Heldenverherrlichung ist bei Sankar Venkateswaran natürlich nicht zu erwarten. In seiner Inszenierung ist Chandragupta nur eine Spielfigur auf dem Schachbrett der Machtpolitik. »Du bist nicht von Bedeutung«, erklärt ihm Chanakya, der die entscheidenden Züge ausheckt. Bei einem Treffen mit Alexander dem Großen und dem Feldherrn Seleukos arrangiert Chanakya eine Ehe zwischen Chandragupta und Seleukos’ Tochter Helena. Seleukos tritt die Gebiete westlich des Indus ab und erhält dafür 500 Kriegselefanten. Als weibliche Gegenstimme fügt Venkateswaran eine Frauenfigurein.Für Magadha, die den Namen des Ursprungsgebiets des Buddhismus trägt, ist der Preis für Chanakyas Vision von »Wachstum« und »Fortschritt« zu hoch.

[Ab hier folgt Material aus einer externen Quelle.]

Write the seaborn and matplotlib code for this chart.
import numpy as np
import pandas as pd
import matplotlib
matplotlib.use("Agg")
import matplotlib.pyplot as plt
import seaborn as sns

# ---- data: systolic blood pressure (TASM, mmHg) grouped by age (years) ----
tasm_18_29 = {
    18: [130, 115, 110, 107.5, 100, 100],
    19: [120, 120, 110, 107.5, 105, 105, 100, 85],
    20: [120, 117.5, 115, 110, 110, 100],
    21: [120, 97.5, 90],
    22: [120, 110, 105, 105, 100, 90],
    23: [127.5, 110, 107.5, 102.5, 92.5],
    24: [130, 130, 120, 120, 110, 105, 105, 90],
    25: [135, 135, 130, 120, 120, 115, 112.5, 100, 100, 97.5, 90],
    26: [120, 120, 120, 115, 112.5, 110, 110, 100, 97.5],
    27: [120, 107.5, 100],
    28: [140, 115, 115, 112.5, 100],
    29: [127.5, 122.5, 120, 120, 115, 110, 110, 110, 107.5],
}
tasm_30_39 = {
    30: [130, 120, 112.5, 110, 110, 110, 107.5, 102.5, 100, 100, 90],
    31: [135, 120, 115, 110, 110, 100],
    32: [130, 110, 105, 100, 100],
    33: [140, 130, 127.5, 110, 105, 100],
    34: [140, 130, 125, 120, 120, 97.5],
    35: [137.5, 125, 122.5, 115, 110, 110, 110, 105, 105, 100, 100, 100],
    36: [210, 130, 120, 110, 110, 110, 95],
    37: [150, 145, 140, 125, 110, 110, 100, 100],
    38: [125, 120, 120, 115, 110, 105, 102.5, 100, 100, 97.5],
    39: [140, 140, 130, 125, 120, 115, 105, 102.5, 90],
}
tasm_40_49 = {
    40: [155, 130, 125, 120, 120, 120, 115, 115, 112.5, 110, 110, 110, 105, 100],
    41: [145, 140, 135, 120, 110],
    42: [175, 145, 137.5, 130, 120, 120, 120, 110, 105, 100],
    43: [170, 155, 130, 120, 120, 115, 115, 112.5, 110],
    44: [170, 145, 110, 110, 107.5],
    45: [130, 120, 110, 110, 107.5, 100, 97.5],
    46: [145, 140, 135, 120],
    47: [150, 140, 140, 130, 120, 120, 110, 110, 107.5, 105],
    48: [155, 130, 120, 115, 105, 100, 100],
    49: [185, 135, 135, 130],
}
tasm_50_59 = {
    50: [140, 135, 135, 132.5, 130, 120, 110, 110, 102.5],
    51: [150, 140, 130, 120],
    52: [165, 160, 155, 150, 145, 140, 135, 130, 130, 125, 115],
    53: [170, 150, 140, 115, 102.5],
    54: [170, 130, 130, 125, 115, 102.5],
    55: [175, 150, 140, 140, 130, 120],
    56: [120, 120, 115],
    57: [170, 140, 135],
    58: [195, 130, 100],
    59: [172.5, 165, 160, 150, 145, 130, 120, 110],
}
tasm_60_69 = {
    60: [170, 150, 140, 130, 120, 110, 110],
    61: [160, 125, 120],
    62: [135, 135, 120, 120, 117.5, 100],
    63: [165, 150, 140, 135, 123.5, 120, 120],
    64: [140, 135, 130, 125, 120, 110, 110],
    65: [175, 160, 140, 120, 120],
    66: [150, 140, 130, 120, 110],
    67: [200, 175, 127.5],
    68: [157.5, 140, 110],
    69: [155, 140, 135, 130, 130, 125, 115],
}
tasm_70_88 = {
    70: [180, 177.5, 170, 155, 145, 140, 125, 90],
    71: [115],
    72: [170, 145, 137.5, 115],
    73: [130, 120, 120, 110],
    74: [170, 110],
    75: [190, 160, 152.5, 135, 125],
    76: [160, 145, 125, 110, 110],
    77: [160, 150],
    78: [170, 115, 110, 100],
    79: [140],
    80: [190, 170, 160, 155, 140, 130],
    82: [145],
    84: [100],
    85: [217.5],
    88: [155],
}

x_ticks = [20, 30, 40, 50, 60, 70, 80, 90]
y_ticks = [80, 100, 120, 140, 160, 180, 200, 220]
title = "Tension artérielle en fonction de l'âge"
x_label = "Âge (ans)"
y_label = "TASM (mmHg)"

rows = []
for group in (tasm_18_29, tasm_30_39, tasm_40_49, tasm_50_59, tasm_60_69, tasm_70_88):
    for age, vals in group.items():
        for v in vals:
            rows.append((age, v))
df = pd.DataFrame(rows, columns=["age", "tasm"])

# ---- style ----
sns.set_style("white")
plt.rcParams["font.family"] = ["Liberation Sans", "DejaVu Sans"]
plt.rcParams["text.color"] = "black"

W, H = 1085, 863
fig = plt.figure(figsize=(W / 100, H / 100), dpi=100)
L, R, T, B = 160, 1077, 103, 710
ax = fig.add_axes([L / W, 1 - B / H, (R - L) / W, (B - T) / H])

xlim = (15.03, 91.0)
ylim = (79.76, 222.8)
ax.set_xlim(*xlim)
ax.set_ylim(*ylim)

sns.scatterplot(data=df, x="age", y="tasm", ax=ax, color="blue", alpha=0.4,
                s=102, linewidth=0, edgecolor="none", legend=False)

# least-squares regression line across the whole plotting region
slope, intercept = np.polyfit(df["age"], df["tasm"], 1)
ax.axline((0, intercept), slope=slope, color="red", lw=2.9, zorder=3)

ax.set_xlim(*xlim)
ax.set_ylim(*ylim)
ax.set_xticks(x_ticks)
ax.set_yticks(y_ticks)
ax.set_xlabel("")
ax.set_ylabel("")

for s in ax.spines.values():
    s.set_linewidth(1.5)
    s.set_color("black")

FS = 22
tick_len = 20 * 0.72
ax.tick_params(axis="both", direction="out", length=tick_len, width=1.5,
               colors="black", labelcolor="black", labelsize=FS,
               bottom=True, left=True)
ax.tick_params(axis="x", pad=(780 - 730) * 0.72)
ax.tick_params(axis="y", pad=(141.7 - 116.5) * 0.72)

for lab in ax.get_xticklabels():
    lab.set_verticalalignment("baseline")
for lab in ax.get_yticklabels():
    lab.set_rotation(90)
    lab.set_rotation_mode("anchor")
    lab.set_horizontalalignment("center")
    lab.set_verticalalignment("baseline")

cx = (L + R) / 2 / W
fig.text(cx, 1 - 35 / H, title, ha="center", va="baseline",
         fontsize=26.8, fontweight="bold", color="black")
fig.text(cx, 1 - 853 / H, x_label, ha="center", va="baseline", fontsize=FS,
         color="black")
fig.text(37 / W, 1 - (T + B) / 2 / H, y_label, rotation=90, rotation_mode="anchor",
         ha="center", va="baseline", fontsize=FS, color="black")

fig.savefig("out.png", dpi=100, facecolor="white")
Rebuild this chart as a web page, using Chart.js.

Wie schon in seiner ersten Regiearbeit am Volkstheater, »Tage der Dunkelheit« (zum »Mahabharata«), setzt Venkateswaran vor allem auf die Sprache des Körpers. Im Prolog legen sich die Akteure in einem Holzquader, vor dem Pascal Fligg wechselweise vorwärts und rückwärts zählt, zeitlupenhaft auf den
Boden und richten sich wieder auf. Zunehmend schneller wird der Wechsel, bis sie nur mehr keuchend auffahren und niederstürzen. Was wie eine Übung in Konzentration beginnt, mündet in die atemlose Hektik der Moderne. Immer wieder schreiten die Spieler, die bis auf Pascal Fligg als Chanakya beständig die Rollen wechseln, trancehaft langsam über die Bühne, mal begleitet von Klanggewittern der Chinesin Lin Wang, mal in völliger Stille. Doch der faszinierende Sog, der in »Tage der Dunkelheit« entstand, stellt sich leider nicht ein. Venkateswaran bettet in »Indika« Fortschrittsskepsis und Kapitalismuskritik in ein Kapitel der indischen Geschichte ein. In die muss er die deutschen Zuschauer erst einmal im Schnelldurchlauf einführen. Die historischen Kurzlektionen aber können unseren Mangel an kulturellem Wissen nicht ersetzen, ohne das einem sein skizzenhaftes Porträt Chandraguptas wenig erzählt.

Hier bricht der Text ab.